→ **Given data**:
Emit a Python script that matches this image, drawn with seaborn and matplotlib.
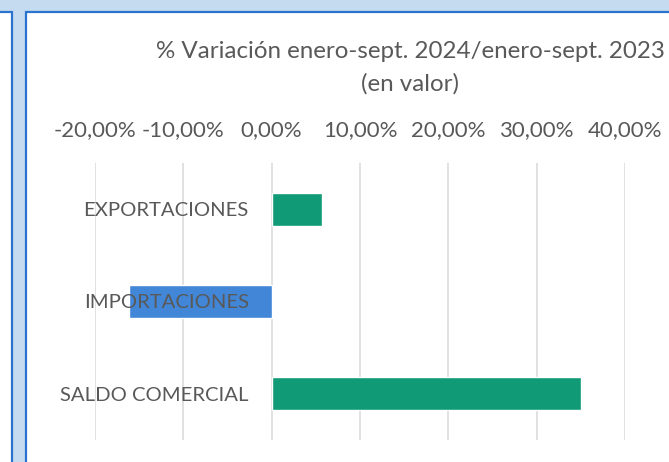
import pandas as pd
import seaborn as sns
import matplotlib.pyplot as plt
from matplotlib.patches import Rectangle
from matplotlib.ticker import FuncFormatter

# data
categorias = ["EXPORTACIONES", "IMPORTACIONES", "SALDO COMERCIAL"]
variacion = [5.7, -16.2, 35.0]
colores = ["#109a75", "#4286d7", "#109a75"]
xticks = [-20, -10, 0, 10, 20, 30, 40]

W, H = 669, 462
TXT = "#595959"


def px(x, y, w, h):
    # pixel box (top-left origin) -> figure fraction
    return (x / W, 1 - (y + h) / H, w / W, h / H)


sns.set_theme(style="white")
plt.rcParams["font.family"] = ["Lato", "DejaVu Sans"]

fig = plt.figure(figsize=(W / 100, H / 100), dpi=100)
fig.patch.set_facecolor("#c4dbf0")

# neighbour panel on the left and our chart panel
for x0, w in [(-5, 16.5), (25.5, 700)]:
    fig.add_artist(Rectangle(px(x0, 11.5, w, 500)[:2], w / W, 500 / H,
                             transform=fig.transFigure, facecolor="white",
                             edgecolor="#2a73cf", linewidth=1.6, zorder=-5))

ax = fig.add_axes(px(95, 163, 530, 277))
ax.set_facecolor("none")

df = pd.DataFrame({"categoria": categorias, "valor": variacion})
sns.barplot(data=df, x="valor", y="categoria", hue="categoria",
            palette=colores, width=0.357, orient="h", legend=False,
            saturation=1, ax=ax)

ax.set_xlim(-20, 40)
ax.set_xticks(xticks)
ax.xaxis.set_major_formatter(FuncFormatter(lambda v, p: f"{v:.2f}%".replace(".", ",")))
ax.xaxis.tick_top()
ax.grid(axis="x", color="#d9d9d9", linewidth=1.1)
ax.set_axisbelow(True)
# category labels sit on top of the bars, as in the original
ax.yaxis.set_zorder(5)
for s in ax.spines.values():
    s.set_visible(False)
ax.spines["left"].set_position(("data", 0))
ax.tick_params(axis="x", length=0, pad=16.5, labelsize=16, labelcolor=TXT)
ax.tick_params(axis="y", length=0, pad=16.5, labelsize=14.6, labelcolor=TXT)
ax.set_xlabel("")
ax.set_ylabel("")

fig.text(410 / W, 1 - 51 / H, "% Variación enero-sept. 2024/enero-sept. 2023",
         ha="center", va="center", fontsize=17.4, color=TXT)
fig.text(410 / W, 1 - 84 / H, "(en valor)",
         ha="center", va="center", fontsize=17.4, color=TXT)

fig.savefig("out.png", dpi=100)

==

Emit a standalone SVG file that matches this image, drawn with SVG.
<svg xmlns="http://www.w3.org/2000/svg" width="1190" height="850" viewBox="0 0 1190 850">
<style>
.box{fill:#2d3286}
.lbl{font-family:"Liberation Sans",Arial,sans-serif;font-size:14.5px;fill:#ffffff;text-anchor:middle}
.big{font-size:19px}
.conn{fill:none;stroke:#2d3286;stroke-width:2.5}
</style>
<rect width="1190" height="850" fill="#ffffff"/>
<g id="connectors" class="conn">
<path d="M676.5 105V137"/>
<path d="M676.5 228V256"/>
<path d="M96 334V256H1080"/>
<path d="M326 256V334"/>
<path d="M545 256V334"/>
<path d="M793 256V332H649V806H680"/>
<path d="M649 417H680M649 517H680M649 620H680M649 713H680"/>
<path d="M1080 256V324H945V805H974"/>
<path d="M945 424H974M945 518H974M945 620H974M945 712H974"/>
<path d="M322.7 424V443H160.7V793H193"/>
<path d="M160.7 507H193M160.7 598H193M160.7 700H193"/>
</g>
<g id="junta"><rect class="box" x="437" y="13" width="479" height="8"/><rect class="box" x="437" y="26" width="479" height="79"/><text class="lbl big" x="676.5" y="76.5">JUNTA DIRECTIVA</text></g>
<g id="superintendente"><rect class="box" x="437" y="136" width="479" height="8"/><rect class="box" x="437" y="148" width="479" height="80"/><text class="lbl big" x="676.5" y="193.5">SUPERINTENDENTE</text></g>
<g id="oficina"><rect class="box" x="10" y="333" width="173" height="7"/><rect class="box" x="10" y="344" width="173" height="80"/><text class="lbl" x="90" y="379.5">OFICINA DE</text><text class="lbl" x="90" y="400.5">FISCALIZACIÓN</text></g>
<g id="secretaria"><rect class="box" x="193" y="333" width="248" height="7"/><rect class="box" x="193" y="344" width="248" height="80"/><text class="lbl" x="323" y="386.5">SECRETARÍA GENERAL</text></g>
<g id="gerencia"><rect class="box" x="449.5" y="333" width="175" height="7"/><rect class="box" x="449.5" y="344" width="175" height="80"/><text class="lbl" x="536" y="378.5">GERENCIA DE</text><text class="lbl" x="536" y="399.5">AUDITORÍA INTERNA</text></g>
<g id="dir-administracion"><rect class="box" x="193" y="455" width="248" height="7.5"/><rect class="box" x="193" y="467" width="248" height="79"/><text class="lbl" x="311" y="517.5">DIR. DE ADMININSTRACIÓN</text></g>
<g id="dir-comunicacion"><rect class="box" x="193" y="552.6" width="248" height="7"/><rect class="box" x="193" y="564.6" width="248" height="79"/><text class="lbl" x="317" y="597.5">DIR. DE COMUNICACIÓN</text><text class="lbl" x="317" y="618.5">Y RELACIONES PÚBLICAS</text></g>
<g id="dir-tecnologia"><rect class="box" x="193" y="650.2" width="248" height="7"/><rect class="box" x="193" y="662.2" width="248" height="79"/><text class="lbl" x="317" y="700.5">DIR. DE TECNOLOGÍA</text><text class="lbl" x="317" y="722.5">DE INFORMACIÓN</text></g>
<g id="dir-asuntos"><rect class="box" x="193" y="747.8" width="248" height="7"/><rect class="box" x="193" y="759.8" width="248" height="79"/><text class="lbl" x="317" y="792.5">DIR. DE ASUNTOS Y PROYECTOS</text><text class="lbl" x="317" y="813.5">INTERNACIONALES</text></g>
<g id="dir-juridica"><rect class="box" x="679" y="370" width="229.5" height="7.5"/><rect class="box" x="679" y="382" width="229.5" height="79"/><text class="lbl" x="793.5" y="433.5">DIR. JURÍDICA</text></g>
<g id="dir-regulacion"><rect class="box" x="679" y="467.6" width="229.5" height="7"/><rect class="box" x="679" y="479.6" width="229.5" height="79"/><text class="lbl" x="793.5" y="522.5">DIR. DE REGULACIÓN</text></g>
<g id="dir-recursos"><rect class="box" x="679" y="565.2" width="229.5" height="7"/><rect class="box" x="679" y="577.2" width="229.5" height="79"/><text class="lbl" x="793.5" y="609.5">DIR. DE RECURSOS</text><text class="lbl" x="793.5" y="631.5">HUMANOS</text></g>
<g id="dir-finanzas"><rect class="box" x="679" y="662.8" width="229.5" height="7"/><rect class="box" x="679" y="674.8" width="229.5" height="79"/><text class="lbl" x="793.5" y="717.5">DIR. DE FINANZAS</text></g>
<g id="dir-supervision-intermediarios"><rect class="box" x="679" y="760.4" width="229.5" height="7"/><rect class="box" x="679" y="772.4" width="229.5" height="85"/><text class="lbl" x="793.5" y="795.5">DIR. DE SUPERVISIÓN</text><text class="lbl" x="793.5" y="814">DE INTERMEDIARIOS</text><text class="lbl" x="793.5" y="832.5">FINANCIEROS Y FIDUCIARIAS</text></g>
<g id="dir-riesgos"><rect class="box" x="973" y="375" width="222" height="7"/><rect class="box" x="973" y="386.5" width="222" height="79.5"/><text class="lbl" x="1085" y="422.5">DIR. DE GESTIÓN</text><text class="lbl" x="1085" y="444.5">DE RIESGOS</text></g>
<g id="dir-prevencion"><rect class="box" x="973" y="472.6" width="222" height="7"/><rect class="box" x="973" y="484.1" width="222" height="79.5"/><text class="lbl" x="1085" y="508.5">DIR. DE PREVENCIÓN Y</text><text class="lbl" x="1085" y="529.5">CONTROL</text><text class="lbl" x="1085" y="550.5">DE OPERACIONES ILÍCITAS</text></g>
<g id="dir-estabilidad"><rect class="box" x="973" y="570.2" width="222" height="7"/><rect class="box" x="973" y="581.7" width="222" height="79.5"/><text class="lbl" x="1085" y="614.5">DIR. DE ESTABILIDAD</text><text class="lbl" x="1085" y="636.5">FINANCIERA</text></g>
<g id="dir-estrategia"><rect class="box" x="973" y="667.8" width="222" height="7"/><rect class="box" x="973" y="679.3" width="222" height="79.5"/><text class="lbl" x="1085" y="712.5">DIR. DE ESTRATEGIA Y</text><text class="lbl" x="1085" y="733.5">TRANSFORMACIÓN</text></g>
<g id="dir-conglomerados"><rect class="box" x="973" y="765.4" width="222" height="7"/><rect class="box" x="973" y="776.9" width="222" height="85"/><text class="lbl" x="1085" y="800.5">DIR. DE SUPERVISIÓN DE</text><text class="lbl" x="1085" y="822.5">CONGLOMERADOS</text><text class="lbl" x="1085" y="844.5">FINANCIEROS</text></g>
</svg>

==

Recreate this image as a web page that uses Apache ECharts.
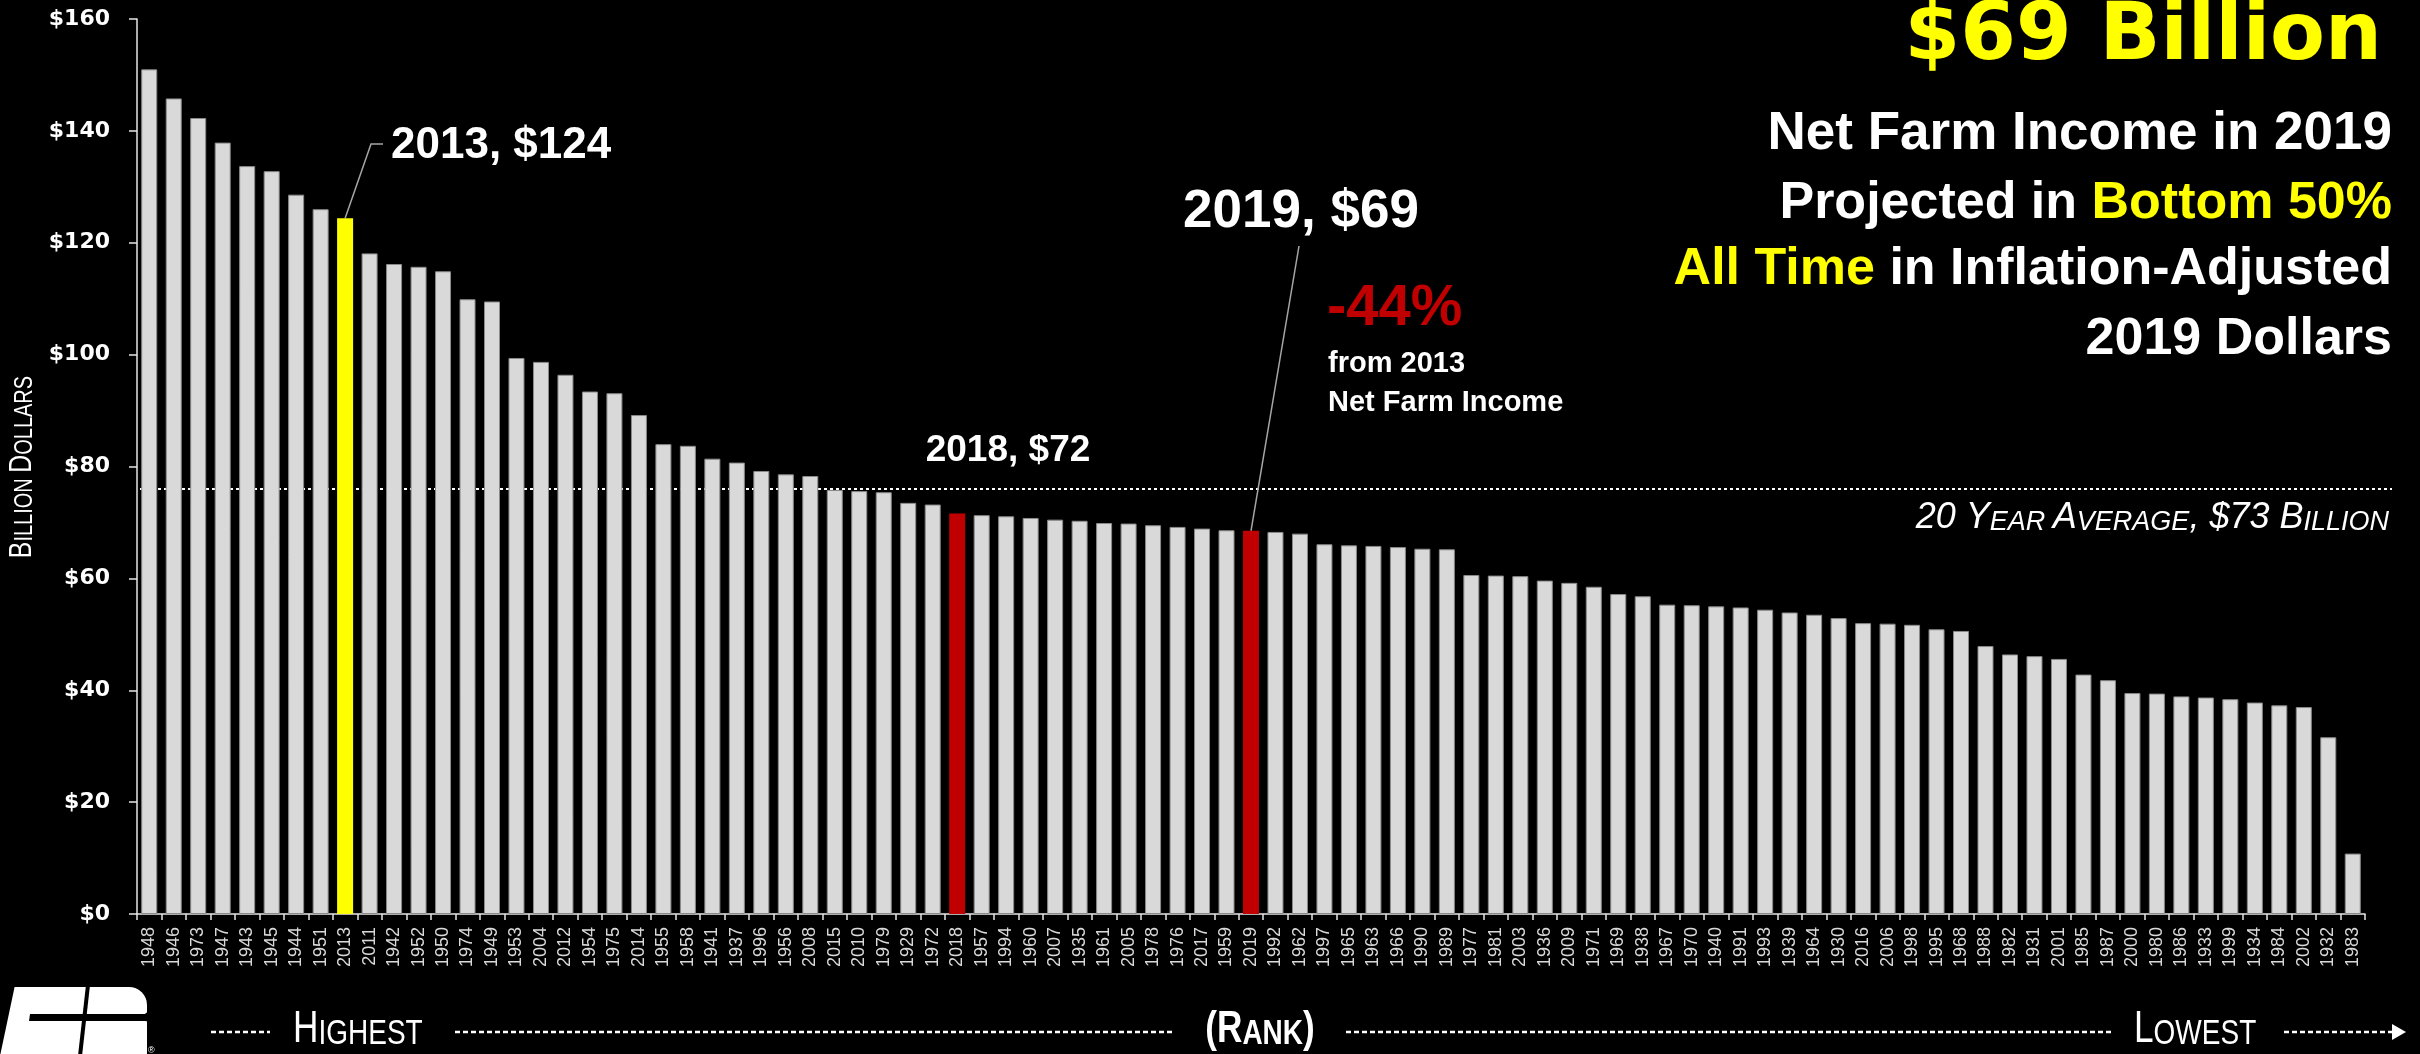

→ **Task goal**: Can you give again only the lines between the one containing "Emit a Python" and the one containing "from matplotlib.ticker import FuncFormatter", counting both, exactly as they appear and without any pictures?

→ **Task output**:
Emit a Python script that matches this image, drawn with seaborn and matplotlib.
import pandas as pd
import seaborn as sns
import matplotlib.pyplot as plt
from matplotlib.patches import Rectangle
from matplotlib.ticker import FuncFormatter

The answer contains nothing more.